> [WHAT YOU ARE ASKED TO DO]: Give again, exactly as written, the lines of the records below from the line with "Give me the Bokeh source for this chart." to the line with "1670, 1770, 1954]". Both end lines count; pictures do not.

(Source code of charts)
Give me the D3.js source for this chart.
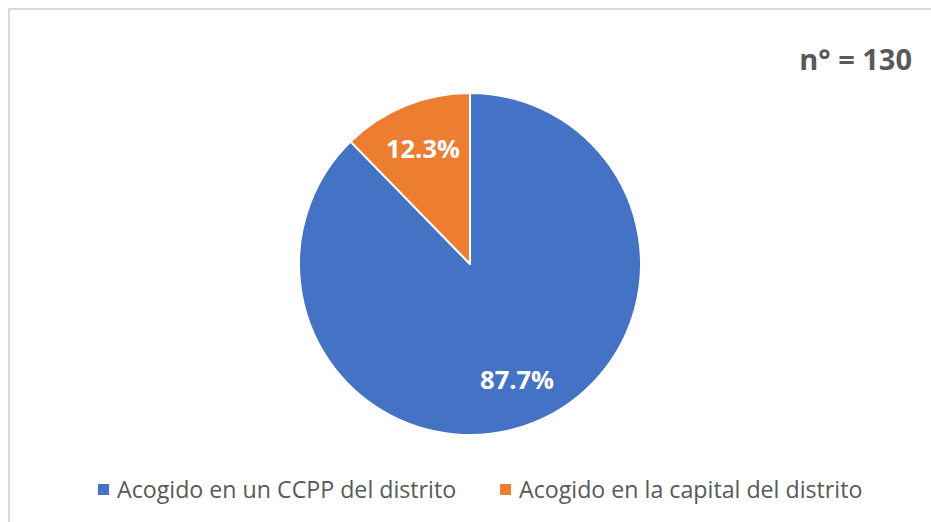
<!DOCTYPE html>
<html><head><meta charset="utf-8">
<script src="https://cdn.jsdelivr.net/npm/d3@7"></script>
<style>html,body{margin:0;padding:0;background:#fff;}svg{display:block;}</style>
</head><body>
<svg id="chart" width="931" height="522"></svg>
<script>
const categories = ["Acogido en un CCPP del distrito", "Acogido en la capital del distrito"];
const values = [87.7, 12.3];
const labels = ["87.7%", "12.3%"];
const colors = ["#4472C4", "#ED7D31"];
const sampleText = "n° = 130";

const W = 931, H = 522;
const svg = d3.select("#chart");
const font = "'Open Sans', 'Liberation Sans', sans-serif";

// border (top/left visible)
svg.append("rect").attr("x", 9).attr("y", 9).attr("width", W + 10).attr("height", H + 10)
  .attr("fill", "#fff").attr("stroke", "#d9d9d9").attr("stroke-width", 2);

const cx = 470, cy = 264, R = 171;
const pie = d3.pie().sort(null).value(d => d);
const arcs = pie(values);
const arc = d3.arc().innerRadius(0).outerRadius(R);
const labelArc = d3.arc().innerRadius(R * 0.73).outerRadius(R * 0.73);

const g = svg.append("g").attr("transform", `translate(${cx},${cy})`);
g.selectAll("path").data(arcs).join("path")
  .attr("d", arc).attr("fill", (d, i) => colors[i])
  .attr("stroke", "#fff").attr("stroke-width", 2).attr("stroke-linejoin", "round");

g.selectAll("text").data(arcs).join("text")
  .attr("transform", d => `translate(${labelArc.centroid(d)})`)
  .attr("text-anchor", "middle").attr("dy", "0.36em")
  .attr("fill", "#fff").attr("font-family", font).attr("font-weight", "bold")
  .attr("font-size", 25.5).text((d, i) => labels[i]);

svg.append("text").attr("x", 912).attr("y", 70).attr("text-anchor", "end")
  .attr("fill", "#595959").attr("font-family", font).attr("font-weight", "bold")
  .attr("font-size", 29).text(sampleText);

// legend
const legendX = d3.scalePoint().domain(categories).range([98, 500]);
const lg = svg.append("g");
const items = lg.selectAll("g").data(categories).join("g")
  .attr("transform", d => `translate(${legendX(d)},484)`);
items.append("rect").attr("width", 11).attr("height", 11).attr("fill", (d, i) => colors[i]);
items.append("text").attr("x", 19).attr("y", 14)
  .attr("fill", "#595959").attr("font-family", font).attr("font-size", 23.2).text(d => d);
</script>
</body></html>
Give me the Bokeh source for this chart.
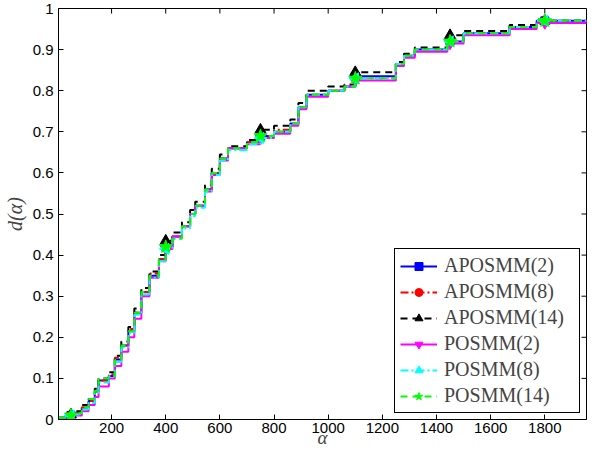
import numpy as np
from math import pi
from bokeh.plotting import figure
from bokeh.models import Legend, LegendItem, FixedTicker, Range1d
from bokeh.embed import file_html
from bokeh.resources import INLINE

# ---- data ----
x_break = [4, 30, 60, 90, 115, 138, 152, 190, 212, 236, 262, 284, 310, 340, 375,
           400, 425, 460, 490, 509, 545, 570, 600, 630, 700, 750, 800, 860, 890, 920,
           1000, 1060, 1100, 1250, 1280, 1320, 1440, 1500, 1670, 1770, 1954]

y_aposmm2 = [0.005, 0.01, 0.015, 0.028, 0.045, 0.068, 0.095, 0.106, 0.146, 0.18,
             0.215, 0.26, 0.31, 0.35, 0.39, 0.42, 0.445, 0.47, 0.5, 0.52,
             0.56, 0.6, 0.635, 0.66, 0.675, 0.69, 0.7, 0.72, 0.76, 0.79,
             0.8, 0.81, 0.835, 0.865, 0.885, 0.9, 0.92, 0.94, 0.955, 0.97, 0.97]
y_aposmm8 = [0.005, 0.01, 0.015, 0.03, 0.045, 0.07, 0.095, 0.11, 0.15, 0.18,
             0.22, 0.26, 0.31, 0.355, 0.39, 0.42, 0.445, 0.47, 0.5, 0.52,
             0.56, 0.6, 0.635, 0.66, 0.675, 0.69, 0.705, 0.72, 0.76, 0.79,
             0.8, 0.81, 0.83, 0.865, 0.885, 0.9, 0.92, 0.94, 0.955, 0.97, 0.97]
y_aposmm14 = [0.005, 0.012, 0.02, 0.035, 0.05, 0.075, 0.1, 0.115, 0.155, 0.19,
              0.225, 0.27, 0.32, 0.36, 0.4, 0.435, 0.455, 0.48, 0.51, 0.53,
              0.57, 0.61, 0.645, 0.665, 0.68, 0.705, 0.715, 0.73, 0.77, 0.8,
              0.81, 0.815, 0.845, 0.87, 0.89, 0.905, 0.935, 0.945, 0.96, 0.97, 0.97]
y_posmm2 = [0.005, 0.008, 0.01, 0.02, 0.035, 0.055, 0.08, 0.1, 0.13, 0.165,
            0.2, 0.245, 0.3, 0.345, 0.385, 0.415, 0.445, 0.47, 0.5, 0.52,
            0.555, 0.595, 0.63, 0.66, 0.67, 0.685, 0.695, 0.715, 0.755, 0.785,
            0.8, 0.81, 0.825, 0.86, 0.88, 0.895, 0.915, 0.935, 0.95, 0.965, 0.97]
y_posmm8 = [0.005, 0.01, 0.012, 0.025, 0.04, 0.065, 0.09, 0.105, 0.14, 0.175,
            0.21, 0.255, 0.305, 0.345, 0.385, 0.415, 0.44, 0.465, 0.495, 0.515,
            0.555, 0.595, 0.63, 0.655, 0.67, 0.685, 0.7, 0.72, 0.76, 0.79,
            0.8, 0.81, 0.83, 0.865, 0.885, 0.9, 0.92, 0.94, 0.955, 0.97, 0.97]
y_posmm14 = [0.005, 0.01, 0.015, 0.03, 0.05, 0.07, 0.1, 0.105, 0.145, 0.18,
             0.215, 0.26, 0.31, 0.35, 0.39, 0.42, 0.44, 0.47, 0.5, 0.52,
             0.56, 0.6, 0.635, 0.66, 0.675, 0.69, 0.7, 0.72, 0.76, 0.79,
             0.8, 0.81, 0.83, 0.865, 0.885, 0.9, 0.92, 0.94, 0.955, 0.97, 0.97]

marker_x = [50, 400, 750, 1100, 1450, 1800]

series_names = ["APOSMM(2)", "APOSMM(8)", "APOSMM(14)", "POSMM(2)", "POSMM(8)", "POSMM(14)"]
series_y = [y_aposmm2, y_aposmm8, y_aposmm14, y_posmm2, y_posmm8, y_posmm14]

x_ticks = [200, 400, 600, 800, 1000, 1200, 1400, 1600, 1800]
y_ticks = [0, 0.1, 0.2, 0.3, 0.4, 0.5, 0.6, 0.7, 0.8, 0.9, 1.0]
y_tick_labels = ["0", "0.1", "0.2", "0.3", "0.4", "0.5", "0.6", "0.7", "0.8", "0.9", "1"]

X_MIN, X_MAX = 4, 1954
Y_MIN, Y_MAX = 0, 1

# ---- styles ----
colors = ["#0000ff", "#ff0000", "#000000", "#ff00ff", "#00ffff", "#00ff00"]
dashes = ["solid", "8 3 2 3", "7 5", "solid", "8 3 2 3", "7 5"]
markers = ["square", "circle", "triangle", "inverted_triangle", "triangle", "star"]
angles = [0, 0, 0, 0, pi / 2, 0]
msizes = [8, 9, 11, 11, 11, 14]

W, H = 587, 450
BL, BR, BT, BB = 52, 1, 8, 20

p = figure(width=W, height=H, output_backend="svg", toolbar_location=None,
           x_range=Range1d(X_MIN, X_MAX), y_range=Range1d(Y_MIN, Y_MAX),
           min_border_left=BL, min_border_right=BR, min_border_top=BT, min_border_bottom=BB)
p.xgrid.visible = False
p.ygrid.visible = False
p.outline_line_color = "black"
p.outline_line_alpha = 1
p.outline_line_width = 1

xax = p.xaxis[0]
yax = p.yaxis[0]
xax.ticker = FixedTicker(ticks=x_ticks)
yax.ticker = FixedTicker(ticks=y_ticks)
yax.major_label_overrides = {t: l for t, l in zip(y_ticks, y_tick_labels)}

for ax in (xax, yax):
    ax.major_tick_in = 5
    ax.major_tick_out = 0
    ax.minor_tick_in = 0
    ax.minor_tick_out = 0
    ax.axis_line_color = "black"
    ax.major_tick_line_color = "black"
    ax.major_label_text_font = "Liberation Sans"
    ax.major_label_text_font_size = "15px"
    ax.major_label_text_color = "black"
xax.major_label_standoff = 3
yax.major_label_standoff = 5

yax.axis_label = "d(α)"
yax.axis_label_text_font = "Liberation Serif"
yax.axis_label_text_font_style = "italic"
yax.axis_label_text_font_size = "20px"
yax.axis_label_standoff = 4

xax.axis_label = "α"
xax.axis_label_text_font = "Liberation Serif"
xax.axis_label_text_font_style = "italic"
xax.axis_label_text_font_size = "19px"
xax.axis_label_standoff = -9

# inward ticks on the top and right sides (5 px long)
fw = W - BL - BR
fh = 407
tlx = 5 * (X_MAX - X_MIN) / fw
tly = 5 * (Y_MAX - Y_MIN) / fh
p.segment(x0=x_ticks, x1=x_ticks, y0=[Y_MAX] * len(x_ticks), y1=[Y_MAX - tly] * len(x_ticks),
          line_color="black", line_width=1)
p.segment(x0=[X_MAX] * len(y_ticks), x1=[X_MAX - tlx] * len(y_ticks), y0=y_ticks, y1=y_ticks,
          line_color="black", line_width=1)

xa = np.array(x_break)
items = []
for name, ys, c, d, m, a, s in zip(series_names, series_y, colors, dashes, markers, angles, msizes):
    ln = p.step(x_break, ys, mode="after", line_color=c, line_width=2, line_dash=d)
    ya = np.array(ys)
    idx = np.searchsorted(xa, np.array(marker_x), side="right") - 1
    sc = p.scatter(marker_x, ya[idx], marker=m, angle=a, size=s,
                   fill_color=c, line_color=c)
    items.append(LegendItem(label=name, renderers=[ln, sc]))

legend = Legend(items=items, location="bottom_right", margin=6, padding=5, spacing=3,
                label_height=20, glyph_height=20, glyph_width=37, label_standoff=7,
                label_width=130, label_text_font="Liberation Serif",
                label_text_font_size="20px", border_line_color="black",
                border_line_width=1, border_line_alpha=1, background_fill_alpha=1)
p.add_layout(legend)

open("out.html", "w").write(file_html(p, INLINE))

> [ANSWER TO THIS PROBLEM]:
Give me the Bokeh source for this chart.
import numpy as np
from math import pi
from bokeh.plotting import figure
from bokeh.models import Legend, LegendItem, FixedTicker, Range1d
from bokeh.embed import file_html
from bokeh.resources import INLINE

# ---- data ----
x_break = [4, 30, 60, 90, 115, 138, 152, 190, 212, 236, 262, 284, 310, 340, 375,
           400, 425, 460, 490, 509, 545, 570, 600, 630, 700, 750, 800, 860, 890, 920,
           1000, 1060, 1100, 1250, 1280, 1320, 1440, 1500, 1670, 1770, 1954]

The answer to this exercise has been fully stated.